These avalanche photodiodes (APDs) are silicon photodiodes with an internal gain mechanism. As with a conventional photodiode, absorption of incident photons creates electron-hole pairs. A high reverse bias voltage creates a strong internal electric field, which accelerates the electrons through the silicon crystal lattice and produces secondary electrons by impact ionization. The resulting electron avalanche can produce gain factors up to several hundred.

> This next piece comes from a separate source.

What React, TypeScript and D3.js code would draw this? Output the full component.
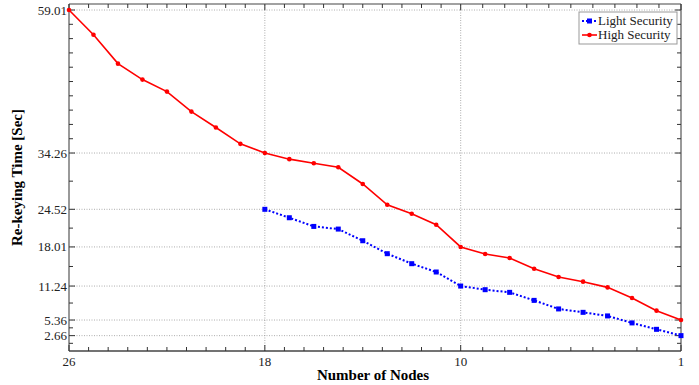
import React, { useEffect, useRef } from 'react'
import * as d3 from 'd3'

const nodesHigh = d3.range(26, 0, -1)
const highSecurity = [59.01, 54.74, 49.73, 46.97, 44.89, 41.43, 38.67, 35.85, 34.26, 33.2, 32.5, 31.8, 28.9, 25.3, 23.75, 21.85, 18.01, 16.78, 16.09, 14.24, 12.81, 12.0, 11.01, 9.18, 6.98, 5.36]
const nodesLight = d3.range(18, 0, -1)
const lightSecurity = [24.52, 23.06, 21.56, 21.1, 19.08, 16.84, 15.11, 13.67, 11.24, 10.61, 10.15, 8.76, 7.28, 6.69, 6.07, 4.86, 3.75, 2.66]
const xTicks = [26, 18, 10, 1]
const yTicks = [2.66, 5.36, 11.24, 18.01, 24.52, 34.26, 59.01]

const W = 699
const H = 385
const m = { left: 69, right: 18, top: 4, bottom: 34 }
const FONT = '"Liberation Serif", "Times New Roman", serif'

export default function App() {
  const ref = useRef<SVGSVGElement>(null)

  useEffect(() => {
    const svg = d3.select(ref.current)
    svg.selectAll('*').remove()

    const x = d3.scaleLinear().domain([26, 1]).range([m.left, W - m.right])
    const y = d3.scaleLinear().domain([0, 60.05]).range([H - m.bottom, m.top])
    const x0 = m.left, x1 = W - m.right, y0 = H - m.bottom, y1 = m.top

    // minor ticks
    const xMinor: number[] = []
    for (let i = 0; i < xTicks.length - 1; i++) {
      const a = xTicks[i], b = xTicks[i + 1]
      for (let k = 1; k < 10; k++) xMinor.push(a + (b - a) * k / 10)
    }
    const yMinor: number[] = []
    const ySteps = [0, ...yTicks]
    for (let i = 0; i < ySteps.length - 1; i++) {
      const a = ySteps[i], b = ySteps[i + 1]
      const n = i === ySteps.length - 2 ? 10 : 2
      for (let k = 1; k < n; k++) yMinor.push(a + (b - a) * k / n)
    }

    const g = svg.append('g')

    // grid
    g.selectAll('.gy').data(yTicks).enter().append('line')
      .attr('x1', x0).attr('x2', x1)
      .attr('y1', d => y(d)).attr('y2', d => y(d))
      .attr('stroke', '#999').attr('stroke-width', 0.8).attr('stroke-dasharray', '1,1.5')
    g.selectAll('.gx').data(xTicks.slice(1, -1)).enter().append('line')
      .attr('x1', d => x(d)).attr('x2', d => x(d))
      .attr('y1', y0).attr('y2', y1)
      .attr('stroke', '#999').attr('stroke-width', 0.8).attr('stroke-dasharray', '1,1.5')

    // frame
    g.append('line').attr('x1', x0).attr('x2', x0).attr('y1', y0).attr('y2', y1).attr('stroke', '#999').attr('stroke-width', 2)
    g.append('line').attr('x1', x1).attr('x2', x1).attr('y1', y0).attr('y2', y1).attr('stroke', '#999').attr('stroke-width', 2)
    g.append('line').attr('x1', x0).attr('x2', x1).attr('y1', y0).attr('y2', y0).attr('stroke', '#444').attr('stroke-width', 1.5)
    g.append('line').attr('x1', x0).attr('x2', x1).attr('y1', y1).attr('y2', y1).attr('stroke', '#444').attr('stroke-width', 1.2)

    // ticks
    const tickCol = '#333'
    const xt = [...xTicks.map(v => ({ v, len: 6 })), ...xMinor.map(v => ({ v, len: 4 }))]
    xt.forEach(t => {
      g.append('line').attr('x1', x(t.v)).attr('x2', x(t.v)).attr('y1', y0).attr('y2', y0 - t.len).attr('stroke', tickCol)
      g.append('line').attr('x1', x(t.v)).attr('x2', x(t.v)).attr('y1', y1).attr('y2', y1 + t.len).attr('stroke', tickCol)
    })
    const yt = [...yTicks.map(v => ({ v, len: 6 })), ...yMinor.map(v => ({ v, len: 4 }))]
    yt.forEach(t => {
      g.append('line').attr('x1', x0).attr('x2', x0 + t.len).attr('y1', y(t.v)).attr('y2', y(t.v)).attr('stroke', tickCol)
      g.append('line').attr('x1', x1).attr('x2', x1 - t.len).attr('y1', y(t.v)).attr('y2', y(t.v)).attr('stroke', tickCol)
    })

    // tick labels
    g.selectAll('.xl').data(xTicks).enter().append('text')
      .attr('x', d => x(d)).attr('y', y0 + 15)
      .attr('text-anchor', 'middle').attr('font-family', FONT).attr('font-size', 13).attr('fill', '#222')
      .text(d => d)
    g.selectAll('.yl').data(yTicks).enter().append('text')
      .attr('x', x0 - 2).attr('y', d => y(d)).attr('dy', '0.35em')
      .attr('text-anchor', 'end').attr('font-family', FONT).attr('font-size', 13).attr('fill', '#222')
      .text(d => d.toFixed(2))

    // axis titles
    g.append('text').attr('x', 373).attr('y', 380).attr('text-anchor', 'middle')
      .attr('font-family', FONT).attr('font-size', 15).attr('font-weight', 'bold').text('Number of Nodes')
    g.append('text').attr('transform', `translate(22,${(y0 + y1) / 2}) rotate(-90)`).attr('text-anchor', 'middle')
      .attr('font-family', FONT).attr('font-size', 15).attr('font-weight', 'bold').text('Re-keying Time [Sec]')

    // lines
    const line = d3.line<[number, number]>().x(d => x(d[0])).y(d => y(d[1]))
    const high = nodesHigh.map((n, i) => [n, highSecurity[i]] as [number, number])
    const light = nodesLight.map((n, i) => [n, lightSecurity[i]] as [number, number])

    g.append('path').datum(light).attr('d', line).attr('fill', 'none')
      .attr('stroke', '#0000ff').attr('stroke-width', 2).attr('stroke-dasharray', '2,2')
    g.selectAll('.lm').data(light).enter().append('rect')
      .attr('x', d => x(d[0]) - 2.5).attr('y', d => y(d[1]) - 2.5)
      .attr('width', 5).attr('height', 5).attr('fill', '#0000ff')

    g.append('path').datum(high).attr('d', line).attr('fill', 'none')
      .attr('stroke', '#ff0000').attr('stroke-width', 1.6)
    g.selectAll('.hm').data(high).enter().append('circle')
      .attr('cx', d => x(d[0])).attr('cy', d => y(d[1])).attr('r', 2.3).attr('fill', '#ff0000')

    // legend
    const lg = g.append('g').attr('transform', 'translate(579,12)')
    lg.append('rect').attr('width', 98).attr('height', 32).attr('fill', '#fff').attr('stroke', '#999')
    lg.append('line').attr('x1', 3).attr('x2', 18).attr('y1', 9).attr('y2', 9)
      .attr('stroke', '#0000ff').attr('stroke-width', 2).attr('stroke-dasharray', '2,2')
    lg.append('rect').attr('x', 8).attr('y', 6.5).attr('width', 5).attr('height', 5).attr('fill', '#0000ff')
    lg.append('line').attr('x1', 3).attr('x2', 18).attr('y1', 23).attr('y2', 23)
      .attr('stroke', '#ff0000').attr('stroke-width', 1.6)
    lg.append('circle').attr('cx', 10.5).attr('cy', 23).attr('r', 2.3).attr('fill', '#ff0000')
    lg.append('text').attr('x', 19).attr('y', 13).attr('font-family', FONT).attr('font-size', 13).attr('fill', '#222').text('Light Security')
    lg.append('text').attr('x', 19).attr('y', 27).attr('font-family', FONT).attr('font-size', 13).attr('fill', '#222').text('High Security')
  }, [])

  return <svg ref={ref} width={W} height={H} style={{ position: 'absolute', left: 0, top: 0 }} />
}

Si APDs are used when light signals are too high for photomultiplier tubes and too low for conventional photodiodes. Si APDs are often used in high-speed applications since the excess noise from the avalanche process is still lower than the noise that would be generated in connecting an external amplifier to a conventional photodiode operated at high frequencies. Typical applications include low-light level measurement, spectroscopy, range finding and spatial/fiber optic communication. Both our short-wavelength type and near infrared detection types are hermetically sealed in a metal package with a clear glass window.
Photosensitivity (S) and Quantum Efficiency QE): For the NIR and UV/VIS Si APDs, λ=800nm and λ=620nm, respectively. QE and S are given for M equal to 1.
Gain (M) is given at λ=800nm and λ=650nm for the NIR and UV/VIS Si APDs respectively.
Terminal capacitance is measured at the gain specified.